Instructions for the task -> Transcribe each line exactly.

Supplied information ->

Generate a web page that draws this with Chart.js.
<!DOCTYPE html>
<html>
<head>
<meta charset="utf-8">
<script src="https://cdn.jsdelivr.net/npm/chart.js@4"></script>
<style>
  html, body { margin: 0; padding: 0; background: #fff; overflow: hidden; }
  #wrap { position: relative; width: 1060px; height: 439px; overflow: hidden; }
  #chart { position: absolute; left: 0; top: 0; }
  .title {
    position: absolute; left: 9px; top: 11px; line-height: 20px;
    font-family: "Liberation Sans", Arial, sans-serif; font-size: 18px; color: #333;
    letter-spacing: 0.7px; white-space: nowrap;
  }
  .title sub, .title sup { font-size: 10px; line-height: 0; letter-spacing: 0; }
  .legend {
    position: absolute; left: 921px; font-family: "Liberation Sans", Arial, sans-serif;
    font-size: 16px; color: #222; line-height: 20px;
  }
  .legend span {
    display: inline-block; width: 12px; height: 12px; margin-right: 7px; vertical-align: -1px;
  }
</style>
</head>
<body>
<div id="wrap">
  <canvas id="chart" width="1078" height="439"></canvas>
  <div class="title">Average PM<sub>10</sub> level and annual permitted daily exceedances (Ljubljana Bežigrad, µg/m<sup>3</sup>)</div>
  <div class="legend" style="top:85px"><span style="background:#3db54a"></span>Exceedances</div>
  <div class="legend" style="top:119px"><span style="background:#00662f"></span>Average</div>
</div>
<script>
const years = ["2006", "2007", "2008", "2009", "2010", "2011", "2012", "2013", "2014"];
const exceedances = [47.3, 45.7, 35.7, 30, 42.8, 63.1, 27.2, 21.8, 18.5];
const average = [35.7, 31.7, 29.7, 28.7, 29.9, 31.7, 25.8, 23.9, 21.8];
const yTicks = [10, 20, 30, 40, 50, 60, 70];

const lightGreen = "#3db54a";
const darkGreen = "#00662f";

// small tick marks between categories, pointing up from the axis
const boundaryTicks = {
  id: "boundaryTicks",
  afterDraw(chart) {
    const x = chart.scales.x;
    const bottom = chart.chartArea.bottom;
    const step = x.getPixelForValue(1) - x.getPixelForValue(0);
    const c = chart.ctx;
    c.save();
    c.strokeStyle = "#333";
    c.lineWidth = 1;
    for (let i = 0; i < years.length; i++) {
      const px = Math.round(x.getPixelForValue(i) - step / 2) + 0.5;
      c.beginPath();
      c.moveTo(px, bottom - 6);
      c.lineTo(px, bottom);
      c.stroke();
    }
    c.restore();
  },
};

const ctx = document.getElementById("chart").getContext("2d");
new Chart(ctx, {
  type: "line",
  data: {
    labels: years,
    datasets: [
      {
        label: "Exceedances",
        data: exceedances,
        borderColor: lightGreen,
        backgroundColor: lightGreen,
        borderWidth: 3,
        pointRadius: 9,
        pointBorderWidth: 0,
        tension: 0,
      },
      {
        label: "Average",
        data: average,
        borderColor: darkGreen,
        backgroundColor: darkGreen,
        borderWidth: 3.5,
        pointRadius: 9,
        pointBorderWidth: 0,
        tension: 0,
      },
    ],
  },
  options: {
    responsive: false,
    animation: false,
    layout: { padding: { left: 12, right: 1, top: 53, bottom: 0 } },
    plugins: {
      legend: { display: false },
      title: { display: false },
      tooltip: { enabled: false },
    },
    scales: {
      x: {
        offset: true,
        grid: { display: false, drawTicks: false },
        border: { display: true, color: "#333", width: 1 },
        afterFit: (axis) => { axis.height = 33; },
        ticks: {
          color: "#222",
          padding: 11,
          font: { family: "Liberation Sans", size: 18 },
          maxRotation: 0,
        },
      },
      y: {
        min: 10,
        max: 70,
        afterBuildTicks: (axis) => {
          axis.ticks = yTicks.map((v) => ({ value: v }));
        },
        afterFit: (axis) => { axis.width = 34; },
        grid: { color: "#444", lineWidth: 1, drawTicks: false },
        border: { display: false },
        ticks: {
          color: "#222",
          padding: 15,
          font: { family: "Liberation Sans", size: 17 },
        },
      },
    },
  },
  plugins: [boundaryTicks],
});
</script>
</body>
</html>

Written reply ->
Generate a web page that draws this with Chart.js.
<!DOCTYPE html>
<html>
<head>
<meta charset="utf-8">
<script src="https://cdn.jsdelivr.net/npm/chart.js@4"></script>
<style>
  html, body { margin: 0; padding: 0; background: #fff; overflow: hidden; }
  #wrap { position: relative; width: 1060px; height: 439px; overflow: hidden; }
  #chart { position: absolute; left: 0; top: 0; }
  .title {
    position: absolute; left: 9px; top: 11px; line-height: 20px;
    font-family: "Liberation Sans", Arial, sans-serif; font-size: 18px; color: #333;
    letter-spacing: 0.7px; white-space: nowrap;
  }
  .title sub, .title sup { font-size: 10px; line-height: 0; letter-spacing: 0; }
  .legend {
    position: absolute; left: 921px; font-family: "Liberation Sans", Arial, sans-serif;
    font-size: 16px; color: #222; line-height: 20px;
  }
  .legend span {
    display: inline-block; width: 12px; height: 12px; margin-right: 7px; vertical-align: -1px;
  }
</style>
</head>
<body>
<div id="wrap">
  <canvas id="chart" width="1078" height="439"></canvas>
  <div class="title">Average PM<sub>10</sub> level and annual permitted daily exceedances (Ljubljana Bežigrad, µg/m<sup>3</sup>)</div>
  <div class="legend" style="top:85px"><span style="background:#3db54a"></span>Exceedances</div>
  <div class="legend" style="top:119px"><span style="background:#00662f"></span>Average</div>
</div>
<script>
const years = ["2006", "2007", "2008", "2009", "2010", "2011", "2012", "2013", "2014"];
const exceedances = [47.3, 45.7, 35.7, 30, 42.8, 63.1, 27.2, 21.8, 18.5];
const average = [35.7, 31.7, 29.7, 28.7, 29.9, 31.7, 25.8, 23.9, 21.8];
const yTicks = [10, 20, 30, 40, 50, 60, 70];

const lightGreen = "#3db54a";
const darkGreen = "#00662f";

// small tick marks between categories, pointing up from the axis
const boundaryTicks = {
  id: "boundaryTicks",
  afterDraw(chart) {
    const x = chart.scales.x;
    const bottom = chart.chartArea.bottom;
    const step = x.getPixelForValue(1) - x.getPixelForValue(0);
    const c = chart.ctx;
    c.save();
    c.strokeStyle = "#333";
    c.lineWidth = 1;
    for (let i = 0; i < years.length; i++) {
      const px = Math.round(x.getPixelForValue(i) - step / 2) + 0.5;
      c.beginPath();
      c.moveTo(px, bottom - 6);
      c.lineTo(px, bottom);
      c.stroke();
    }
    c.restore();
  },
};

const ctx = document.getElementById("chart").getContext("2d");
new Chart(ctx, {
  type: "line",
  data: {
    labels: years,
    datasets: [
      {
        label: "Exceedances",
        data: exceedances,
        borderColor: lightGreen,
        backgroundColor: lightGreen,
        borderWidth: 3,
        pointRadius: 9,
        pointBorderWidth: 0,
        tension: 0,
      },
      {
        label: "Average",
        data: average,
        borderColor: darkGreen,
        backgroundColor: darkGreen,
        borderWidth: 3.5,
        pointRadius: 9,
        pointBorderWidth: 0,
        tension: 0,
      },
    ],
  },
  options: {
    responsive: false,
    animation: false,
    layout: { padding: { left: 12, right: 1, top: 53, bottom: 0 } },
    plugins: {
      legend: { display: false },
      title: { display: false },
      tooltip: { enabled: false },
    },
    scales: {
      x: {
        offset: true,
        grid: { display: false, drawTicks: false },
        border: { display: true, color: "#333", width: 1 },
        afterFit: (axis) => { axis.height = 33; },
        ticks: {
          color: "#222",
          padding: 11,
          font: { family: "Liberation Sans", size: 18 },
          maxRotation: 0,
        },
      },
      y: {
        min: 10,
        max: 70,
        afterBuildTicks: (axis) => {
          axis.ticks = yTicks.map((v) => ({ value: v }));
        },
        afterFit: (axis) => { axis.width = 34; },
        grid: { color: "#444", lineWidth: 1, drawTicks: false },
        border: { display: false },
        ticks: {
          color: "#222",
          padding: 15,
          font: { family: "Liberation Sans", size: 17 },
        },
      },
    },
  },
  plugins: [boundaryTicks],
});
</script>
</body>
</html>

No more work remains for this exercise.